The Scoop: 2008 NR, directed by Matt Vancil and starring Nathan Rice, Carol Roscoe and Brian Lewis
Tagline: They’ll be taking a few liberties with the rules.
Summary Capsule: Five friends struggle to make it through one truly twisted D&D campaign
Justin’s Rating: A natural 20
Justin’s Review: Lodge is not having a good week. As a D&D dungeon master, he’s in charge of leading a slightly psychotic group of gamers through his latest hand-crafted campaign module, but they’re dying like flies and blame him for it. All seems lost for this group of roleplayers, until stubborn Cass demands that they try the game once more, this time with additional players to round out the party.

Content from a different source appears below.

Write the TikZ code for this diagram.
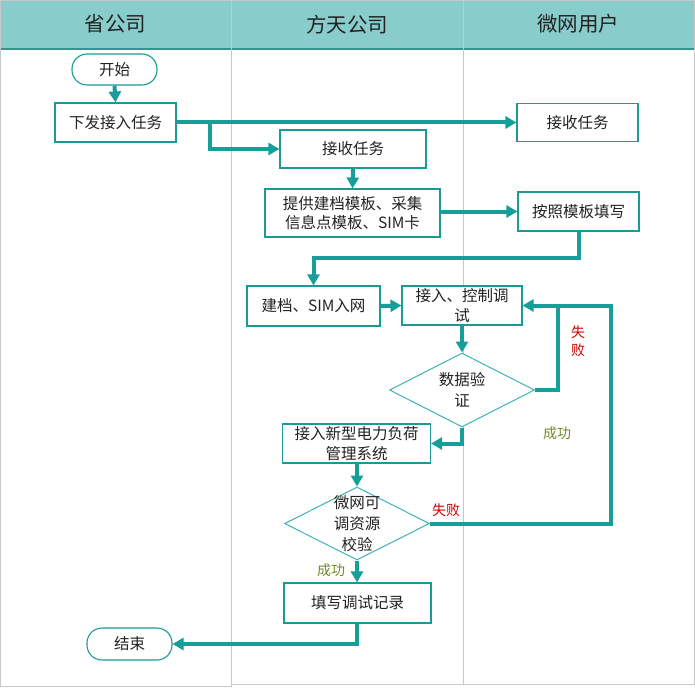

If I lost you at any point in the previous paragraph, it might be that you’re unfamiliar with the gaming geek culture, particularly the often-misrepresented Dungeons & Dragons crowd. Then consider seeing The Gamers: Dorkness Rising as an educational seminar on just what makes D&D (and gaming in general) so beloved worldwide. It’s part gaming mechanics and part roleplay, and even if D&D is completely foreign to you, chances are that you’d see echoes of sports (elaborate rules, points, etc.) and stage acting to give you a starting point for understanding.
The film is basically centered around this one game campaign, which takes place over the course of a week, which is run by Lodge (who also plays a goody two-shoes Paladin in the game), and populated by four hopeless geeks. There’s Cass, who plays a smartmouth monk who’s always trying to twist the rules of the game to work in his favor; Gary, a “wild mage” who decides to roleplay a girl character for once (and keeps forgetting that he is a girl in the game); Leo, who gives up the role of a fighter and becomes a bard who’s very good at seducing, playing wacky tunes on his lute, and dying; and newcomer Joanna, who bucks tradition by playing a compassionate, intelligent fighter.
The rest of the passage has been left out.